Opinion
945 KA 21-00595
01-28-2022
EASTON THOMPSON KASPEREK SHIFFRIN LLP, ROCHESTER (BRIAN SHIFFRIN OF COUNSEL), FOR DEFENDANT-APPELLANT. SANDRA DOORLEY, DISTRICT ATTORNEY, ROCHESTER (KAYLAN C. PORTER OF COUNSEL), FOR RESPONDENT.
EASTON THOMPSON KASPEREK SHIFFRIN LLP, ROCHESTER (BRIAN SHIFFRIN OF COUNSEL), FOR DEFENDANT-APPELLANT.
SANDRA DOORLEY, DISTRICT ATTORNEY, ROCHESTER (KAYLAN C. PORTER OF COUNSEL), FOR RESPONDENT.
PRESENT: PERADOTTO, J.P., CARNI, LINDLEY, AND BANNISTER, JJ.
Appeal from a judgment of the Monroe County Court (Victoria M. Argento, J.), rendered April 16, 2015. The judgment convicted defendant upon a plea of guilty of rape in the second degree (two counts).
It is hereby ORDERED that the judgment so appealed from is unanimously reversed on the law, the plea is vacated, and the matter is remitted to Monroe County Court for further proceedings on the indictment.
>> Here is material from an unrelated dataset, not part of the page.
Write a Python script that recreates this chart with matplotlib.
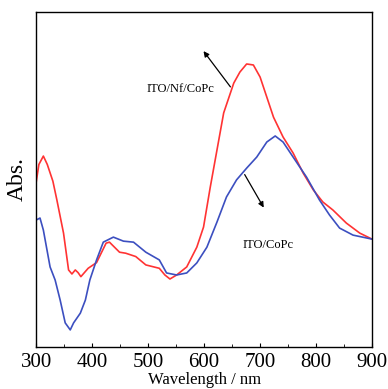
import matplotlib.pyplot as plt

# Absorbance spectra (arbitrary units)
wl_nf = [300, 305, 313, 320, 330, 337, 349, 358, 364, 370, 375, 380, 393, 408, 425, 431,
         449, 460, 478, 496, 520, 530, 539, 551, 569, 587, 599, 611, 623, 635, 653, 664,
         676, 688, 700, 712, 724, 741, 759, 777, 795, 812, 830, 854, 878, 900]
abs_nf = [0.490, 0.545, 0.570, 0.545, 0.495, 0.440, 0.340, 0.230, 0.218, 0.230, 0.222, 0.210,
          0.235, 0.252, 0.310, 0.313, 0.283, 0.280, 0.270, 0.245, 0.235, 0.215, 0.203, 0.215,
          0.239, 0.298, 0.358, 0.477, 0.588, 0.699, 0.788, 0.821, 0.845, 0.842, 0.806, 0.746,
          0.686, 0.627, 0.579, 0.519, 0.469, 0.433, 0.409, 0.370, 0.340, 0.322]

wl_bare = [300, 307, 313, 325, 334, 343, 352, 361, 367, 379, 388, 396, 408, 420, 438, 456,
           474, 496, 520, 533, 551, 569, 587, 605, 623, 640, 658, 676, 694, 712, 727, 741,
           759, 783, 806, 824, 842, 866, 900]
abs_bare = [0.379, 0.385, 0.349, 0.239, 0.200, 0.140, 0.072, 0.051, 0.072, 0.101, 0.140, 0.200,
            0.260, 0.313, 0.328, 0.316, 0.313, 0.283, 0.260, 0.221, 0.215, 0.221, 0.251, 0.298,
            0.373, 0.448, 0.499, 0.534, 0.567, 0.612, 0.630, 0.612, 0.567, 0.507, 0.439, 0.394,
            0.355, 0.334, 0.322]

plt.rcParams["font.family"] = "Liberation Serif"

fig = plt.figure(figsize=(3.88, 3.89), dpi=100)
ax = fig.add_axes([0.093, 0.108, 0.866, 0.861])

ax.plot(wl_nf, abs_nf, color="#ff3333", lw=1.2)
ax.plot(wl_bare, abs_bare, color="#3c4fc0", lw=1.2)

ax.annotate("", xy=(596, 0.890), xytext=(650, 0.770),
            arrowprops=dict(arrowstyle="-|>", color="black", lw=0.9, mutation_scale=8))
ax.text(557, 0.770, "ITO/Nf/CoPc", fontsize=9, ha="center", va="center")
ax.annotate("", xy=(709, 0.409), xytext=(670, 0.522),
            arrowprops=dict(arrowstyle="-|>", color="black", lw=0.9, mutation_scale=8))
ax.text(714, 0.304, "ITO/CoPc", fontsize=9, ha="center", va="center")

ax.set_xlim(300, 900)
ax.set_ylim(0, 1)
ax.set_xticks(range(300, 901, 100))
ax.set_xticks(range(350, 900, 100), minor=True)
ax.set_yticks([])
ax.tick_params(axis="x", which="both", direction="in", labelsize=15, pad=4, top=False)
ax.tick_params(axis="x", which="major", length=3)
ax.tick_params(axis="x", which="minor", length=2)
for s in ax.spines.values():
    s.set_linewidth(1.0)

ax.set_xlabel("Wavelength / nm", fontsize=12, labelpad=0)
ax.set_ylabel("Abs.", fontsize=17, labelpad=6)

fig.savefig("out.png", dpi=100)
Memorandum: Defendant appeals from a judgment entered in Monroe County convicting him upon a plea of guilty of two counts of rape in the second degree (Penal Law § 130.30 [1]). Pursuant to the plea agreement, County Court sentenced defendant to two consecutive eight-year determinate terms of imprisonment that were to run concurrently with an aggregate prison term of 14 to 24 years previously imposed on defendant in Ontario County for rape in the third degree, criminal sexual act in the third degree, and six counts of luring a child. On appeal from the Ontario County judgment, however, this Court modified that judgment by reversing those parts convicting defendant of six counts of luring a child (People v Ringrose, 186 A.D.3d 1137 [4th Dept 2020], lv denied 36 N.Y.3d 1053 [2021]). As a result, the aggregate term of imprisonment with respect to the Ontario County judgment became four years (id. at 1138).
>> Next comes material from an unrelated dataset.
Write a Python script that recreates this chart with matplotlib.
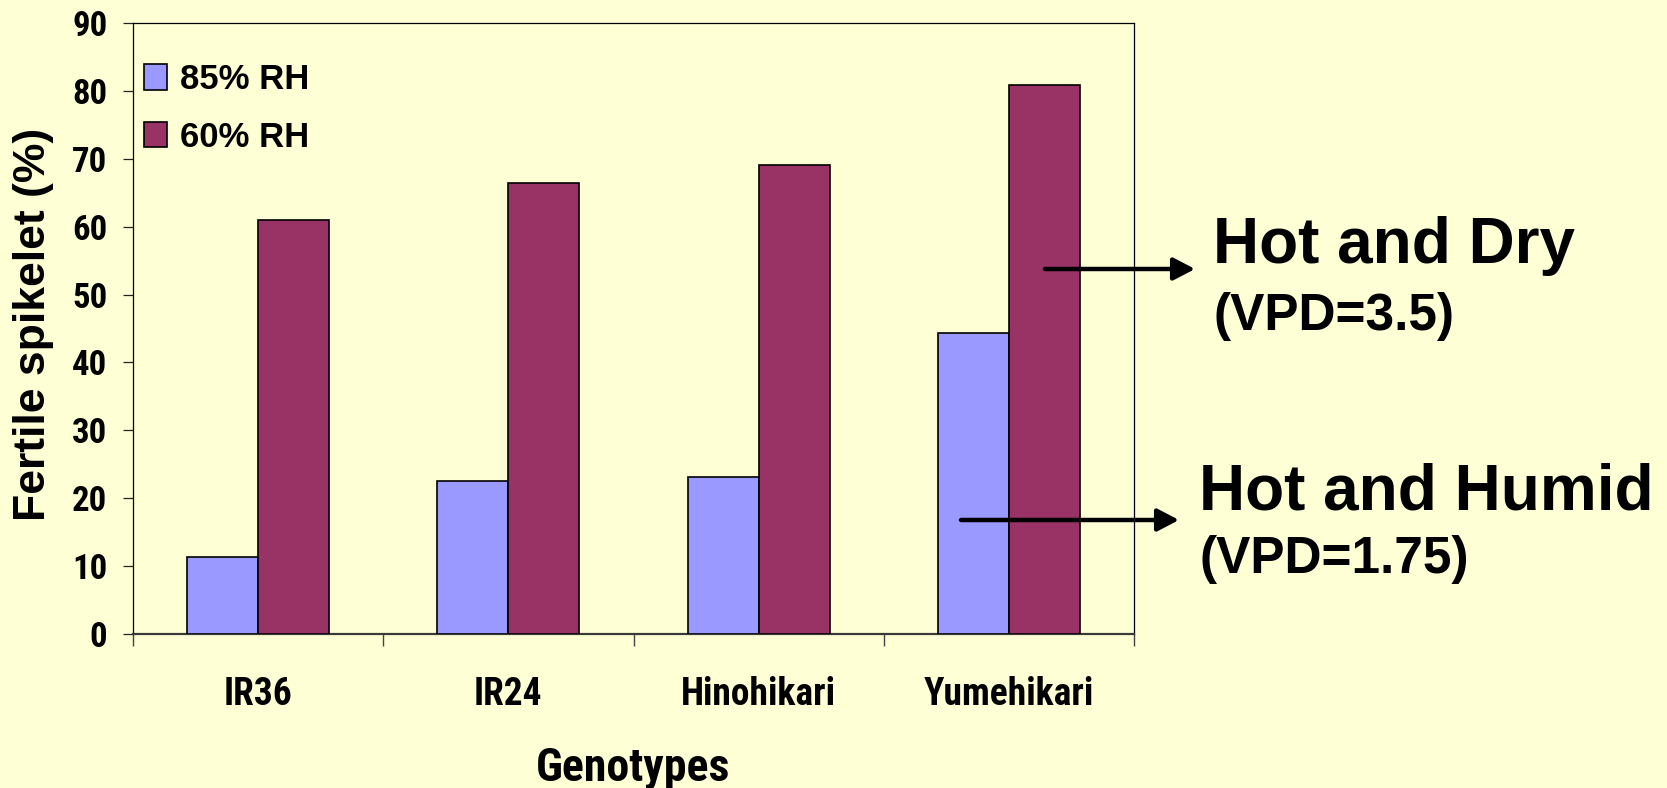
import numpy as np
import matplotlib
matplotlib.use("Agg")
import matplotlib.pyplot as plt
import matplotlib.font_manager as fm

# Data
genotypes = ["IR36", "IR24", "Hinohikari", "Yumehikari"]
series_names = ["85% RH", "60% RH"]
rh85 = [11.4, 22.5, 23.1, 44.4]
rh60 = [60.9, 66.4, 69.0, 80.9]
y_ticks = [0, 10, 20, 30, 40, 50, 60, 70, 80, 90]

BG = "#FFFFD6"
BLUE = "#9999FF"
PLUM = "#993366"

# Pick a condensed sans face for the tick labels and axis title
_installed = {f.name for f in fm.fontManager.ttflist}
_narrow_candidates = ["Liberation Sans Narrow", "Arial Narrow", "Roboto Condensed",
                      "Archivo Narrow", "PT Sans Narrow", "IBM Plex Sans Condensed",
                      "Open Sans Condensed"]
NARROW = [n for n in _narrow_candidates if n in _installed][:1] + ["Liberation Sans", "DejaVu Sans"]
WIDE = ["Liberation Sans", "DejaVu Sans"]

W, H = 1667, 788
fig = plt.figure(figsize=(W / 100, H / 100), dpi=100, facecolor=BG)
ax = fig.add_axes([132.7 / W, 1 - 634.3 / H, (1134.3 - 132.7) / W, (634.3 - 22.7) / H])
ax.set_facecolor(BG)

x = np.arange(len(genotypes))
bw = 0.284
ax.bar(x - bw / 2, rh85, width=bw, color=BLUE, edgecolor="black", linewidth=1.2,
       label=series_names[0], zorder=3)
ax.bar(x + bw / 2, rh60, width=bw, color=PLUM, edgecolor="black", linewidth=1.2,
       label=series_names[1], zorder=3)

ax.set_xlim(-0.5, len(genotypes) - 0.5)
ax.set_ylim(0, 90)

# Y axis
ax.set_yticks(y_ticks)
ax.set_yticklabels([str(v) for v in y_ticks], family=NARROW, fontweight="bold", fontsize=25)
ax.tick_params(axis="y", direction="out", length=7.2, width=0.9, pad=11, color="#222222")

# X axis: labels at category centres, tick marks between categories
ax.set_xticks(x)
ax.set_xticklabels(genotypes, family=NARROW, fontweight="bold", fontsize=27)
ax.tick_params(axis="x", which="major", length=0, pad=30)
ax.set_xticks(np.arange(-0.5, len(genotypes), 1.0), minor=True)
ax.tick_params(axis="x", which="minor", direction="out", length=8.6, width=1.0, color="#444444")

for side in ["left", "top", "right"]:
    ax.spines[side].set_color("black")
    ax.spines[side].set_linewidth(0.9)
ax.spines["bottom"].set_color("#3a3a3a")
ax.spines["bottom"].set_linewidth(1.6)

# Axis titles
fig.text(33 / W, 1 - 324 / H, "Fertile spikelet (%)", rotation=90, ha="center", va="center",
         family=WIDE, fontweight="bold", fontsize=32)
fig.text(633 / W, 1 - 781 / H, "Genotypes", ha="center", va="baseline",
         family=NARROW, fontweight="bold", fontsize=33)

# Legend
leg = ax.legend(loc="upper left", bbox_to_anchor=(0.0113, 0.934), frameon=False,
                prop={"family": WIDE, "weight": "bold", "size": 25},
                handlelength=0.66, handleheight=0.74, handletextpad=0.37,
                labelspacing=0.71, borderpad=0, borderaxespad=0)

# Condition annotations
fig.text(1213 / W, 1 - 263 / H, "Hot and Dry", ha="left", va="baseline",
         family=WIDE, fontweight="bold", fontsize=46)
fig.text(1213 / W, 1 - 330 / H, "(VPD=3.5)", ha="left", va="baseline",
         family=WIDE, fontweight="bold", fontsize=37)
fig.text(1199 / W, 1 - 510 / H, "Hot and Humid", ha="left", va="baseline",
         family=WIDE, fontweight="bold", fontsize=46)
fig.text(1199 / W, 1 - 573 / H, "(VPD=1.75)", ha="left", va="baseline",
         family=WIDE, fontweight="bold", fontsize=37)

arrow_style = dict(arrowstyle="-|>,head_length=0.65,head_width=0.34", mutation_scale=20,
                   lw=3.2, color="black", shrinkA=0, shrinkB=0)
ax.annotate("", xy=(1195 / W, 1 - 269 / H), xytext=(1045 / W, 1 - 269 / H),
            xycoords="figure fraction", textcoords="figure fraction",
            arrowprops=arrow_style, zorder=5, annotation_clip=False)
ax.annotate("", xy=(1179 / W, 1 - 520 / H), xytext=(961 / W, 1 - 520 / H),
            xycoords="figure fraction", textcoords="figure fraction",
            arrowprops=arrow_style, zorder=5, annotation_clip=False)

fig.savefig("out.png", dpi=100, facecolor=BG)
We agree with defendant, and the People correctly concede, that, under the circumstances of this case, the judgment in Monroe County must be reversed and the plea vacated (see People v Peterson, 186 A.D.3d 1092, 1092 [4th Dept 2020]). "The critical question is whether the removal or reduction of the preexisting sentence nullified a benefit that was expressly promised and was a material inducement to the guilty plea" (People v Rowland, 8 N.Y.3d 342, 345 [2007]). Here, when defendant pleaded guilty in Monroe County, the court expressly informed him that the aggregate 16-year term of imprisonment would run concurrently with the aggregate 14-to-24-year term already imposed in Ontario County, and thus the plea would result in no or relatively little additional prison time (see generally People v Monroe, 21 N.Y.3d 875, 877-878 [2013]; People v Valerio, 176 A.D.3d 1625, 1626 [4th Dept 2019]). Once the Ontario County sentence was reduced as a result of our determination on the prior appeal to a term of four years, defendant lost the benefit previously conferred by the concurrent nature of the Monroe County plea, and "we cannot say defendant would have accepted the plea bargain... had it not been for his [14-to-24]-year sentence in the [Ontario County] case, now reduced to [four years]" (Rowland, 8 N.Y.3d at 345; cf. People v Freeman, 159 A.D.3d 1337, 1337 [4th Dept 2018], lv denied 31 N.Y.3d 1147 [2018]).